NVIDIA has unveiled its Spectrum-X Ethernet Photonics, marking the world’s first 200G co-packaged optics solution designed to revolutionize AI networking. 
Unlike traditional optical interconnects, this new approach co-packages photonic engines directly with the switch ASIC, dramatically cutting power usage and improving performance.
The challenge NVIDIA addressed is the soaring energy and cost burden in AI factories. Compared to standard cloud data centers, AI clusters consume up to 17 times more optical power, with networking optics eating about 10% of total compute. Spectrum-X reduces that drain by minimizing the number of lasers needed and eliminating long PCB traces.

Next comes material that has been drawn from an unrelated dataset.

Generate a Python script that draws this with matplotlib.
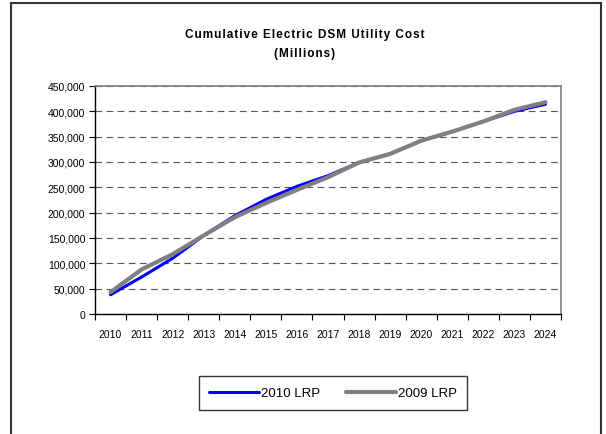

For example, a 1.6 Tb/s link drops from eight lasers to just two, cutting both power and complexity while boosting reliability.
At Hot Chips 2025, NVIDIA highlighted Spectrum-X as the first implementation of 200 G/lane SerDes with silicon photonics, a standard-setting leap in electrical signaling. By deploying micro-ring modulators (MRMs) and 3D stacking between photonic and electronic layers, the solution delivers far greater bandwidth density and simpler routing. The collaboration with TSMC ensures mass production readiness for data center scale.
Efficiency gains are massive: NVIDIA claims Spectrum-X photonics brings 3.5× higher power efficiency, 10× better resiliency, and 1.3× faster deployment versus conventional optics. Its flagship Spectrum-6 102T switch integrates these technologies, replacing 64 pluggable transceivers while doubling throughput and offering 63× better signal integrity. The reduction in lasers also means longer-lasting hardware with less failure risk.
In short, NVIDIA’s silicon photonics strategy isn’t just about speed. It’s about reshaping how AI factories scale by moving energy away from wasteful optics back into the GPU clusters where real performance gains happen. With Spectrum-X, Team Green signals a future where photons, not just electrons, drive the growth of AI computing power.